I’ve been weaving a long time, and I think I learned way back in the 1980s that weaving yarn uses the count 5/2 to mean five twists to the inch with two single yarns plied together. Well, I was about to write a blog post about weaving yarns, but I see that some yarns are described as 2/14, 4/14, 4/10, and they don’t look like they have that many single yarns plied together. I can’t find any explanation for the counts. Am I just using a term from the olden days?
Yarn counts cause great confusion even when they are used consistently—and in the case of weaving yarns, they are not. The source that explains this best (and I consult it often) is The Weaver’s Companion (pages 30–31).
Here goes a summary:
In the first place, one of the numbers (the 10 in a 10/2 cotton, for example) is based on the number of yards in a pound of a single strand (of arbitrary thickness) and that number is considered a 1. For cotton (and silk), there are 840 yd/lb in a Number 1 strand. So a Number 10 strand would have 8,400 yd/lb. The other number given for a yarn (the 2 in a 10/2, for example) is the number of strands or “plies” (i.e., how many Number 10 strands) there are in the yarn. If the the yarn contains two strands each equal to 8,400 yd/lb, there will be half as many yd/lb (i.e., half as many 10/2 strands per pound as 10/1 strands). Therefore, there are 4,200 yd/lb in 10/2 cotton (8,400 yd/lb in 10/1 cotton, 2,100 yd per pound in 10/4 cotton, etc.). With 5/2 cotton as an example: five times 840 is 4,200 yd/lb for a single strand and therefore 2,100 yd/lb for the two strands in 5/2. While silk uses the same count system as cotton (840), silk yarn for weaving is usually loftier than cotton, so that although 20/2 silk is the same weight as 20/2 cotton, the yarn appears almost as thick as a 10/2. (This definitely varies and is a result of the degree of twist.)

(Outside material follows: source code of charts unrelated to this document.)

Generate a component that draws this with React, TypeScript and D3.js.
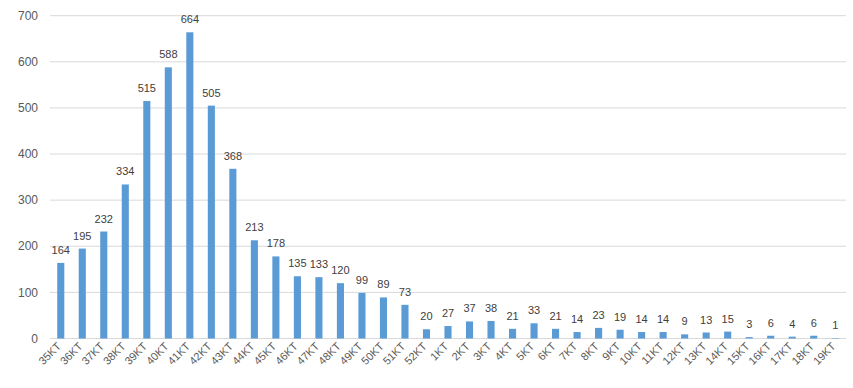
import React from 'react'
import * as d3 from 'd3'

// categories and counts
const categories = [
  '35KT', '36KT', '37KT', '38KT', '39KT', '40KT', '41KT', '42KT', '43KT', '44KT',
  '45KT', '46KT', '47KT', '48KT', '49KT', '50KT', '51KT', '52KT',
  '1KT', '2KT', '3KT', '4KT', '5KT', '6KT', '7KT', '8KT', '9KT', '10KT',
  '11KT', '12KT', '13KT', '14KT', '15KT', '16KT', '17KT', '18KT', '19KT'
]
const counts = [
  164, 195, 232, 334, 515, 588, 664, 505, 368, 213,
  178, 135, 133, 120, 99, 89, 73, 20,
  27, 37, 38, 21, 33, 21, 14, 23, 19, 14,
  14, 9, 13, 15, 3, 6, 4, 6, 1
]
const yTicks = [0, 100, 200, 300, 400, 500, 600, 700]

const WIDTH = 854
const HEIGHT = 388
const PLOT = { LEFT: 50, RIGHT: 846, TOP: 15.7, BOTTOM: 338.5 }
const FONT = '"Liberation Sans", Arial, sans-serif'

export default function App() {
  const x = d3.scaleBand<string>()
    .domain(categories)
    .range([PLOT.LEFT, PLOT.RIGHT])
    .paddingInner(0.67)
    .paddingOuter(0.335)

  const y = d3.scaleLinear()
    .domain([0, 700])
    .range([PLOT.BOTTOM, PLOT.TOP])

  return (
    <div style={{ position: 'absolute', left: 0, top: 0 }}>
      <svg width={WIDTH} height={HEIGHT} style={{ display: 'block', background: '#fff' }}>
        {/* gridlines + y labels */}
        {yTicks.map(t => (
          <g key={t}>
            <line x1={PLOT.LEFT} x2={PLOT.RIGHT} y1={y(t)} y2={y(t)}
              stroke="#d9d9d9" strokeWidth={1} />
            <text x={38} y={y(t)} dy="0.35em" textAnchor="end"
              fontFamily={FONT} fontSize={12} fill="#595959">{t}</text>
          </g>
        ))}

        {/* bars */}
        {categories.map((c, i) => (
          <rect key={c} x={x(c)} y={y(counts[i])} width={x.bandwidth()}
            height={y(0) - y(counts[i])} fill="#5b9bd5" />
        ))}

        {/* data labels */}
        {categories.map((c, i) => (
          <text key={c} x={(x(c) ?? 0) + x.bandwidth() / 2} y={y(counts[i]) - 9}
            textAnchor="middle" fontFamily={FONT} fontSize={11} fill="#404040">
            {counts[i]}
          </text>
        ))}

        {/* x labels */}
        {categories.map(c => {
          const cx = (x(c) ?? 0) + x.bandwidth() / 2
          return (
            <text key={c} transform={`translate(${cx + 1}, 347) rotate(-45)`}
              textAnchor="end" fontFamily={FONT} fontSize={11} fill="#595959">
              {c}
            </text>
          )
        })}

        {/* chart border edge */}
        <line x1={853.5} x2={853.5} y1={0} y2={HEIGHT} stroke="#d9d9d9" />
      </svg>
    </div>
  )
}
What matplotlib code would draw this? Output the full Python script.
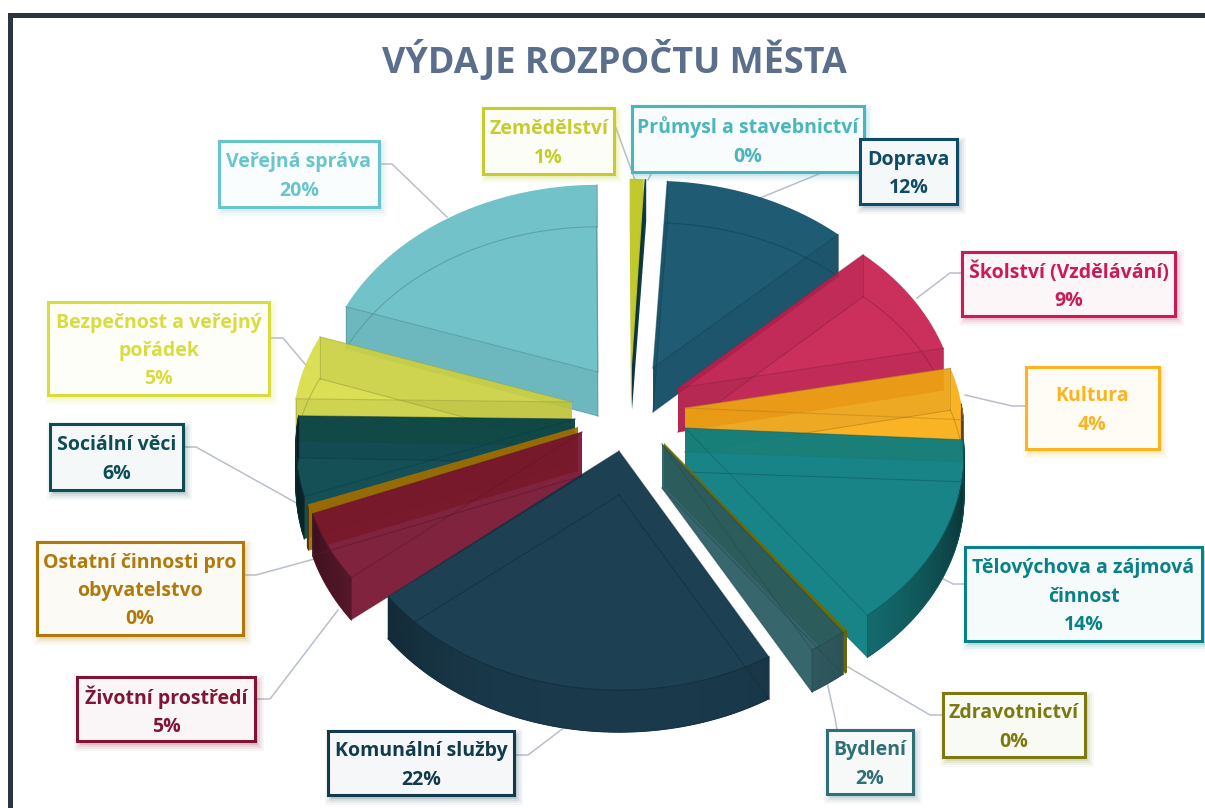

An additional source of confusion occurs because the arbitrary number 840 yd/lb for cotton and silk is not the same as the arbitrary number selected for a Number 1 strand in other yarns (300 yd/lb for linen, 256 for woolen-spun wools, 560 for worsted-spun wools, for example). This is why 22/2 cottolin (whose number is based on the linen count) is about the same size as 8/2 cotton (3,170 yd/lb for cottolin, 3,360 yd/lb for 8/2 cotton). To add to this confusion, while some manufacturers use a linen count for cottolin, others use a cotton count.
And, to add even one more element of confusion: different yarn manufacturers list the numbers in a different order: 2/8 instead of 8/2, for example. At Handwoven, we’ve tried to consistently give the weight number first, the ply number second.
In the end, once you know that the higher the top number the finer the yarn and also that you can compare the top numbers when the yarn is in the same fiber, you really don’t need to know all the information in the summary above. You know that 5/2 cotton is twice as thick as 10/2 cotton and 20/2 cotton is twice as fine; 8/2 wool is a lot thicker than 20/2 wool. Whenever I have any questions about yarns and how they should be sett or their relative thickness, I consult the Master Yarn Chart.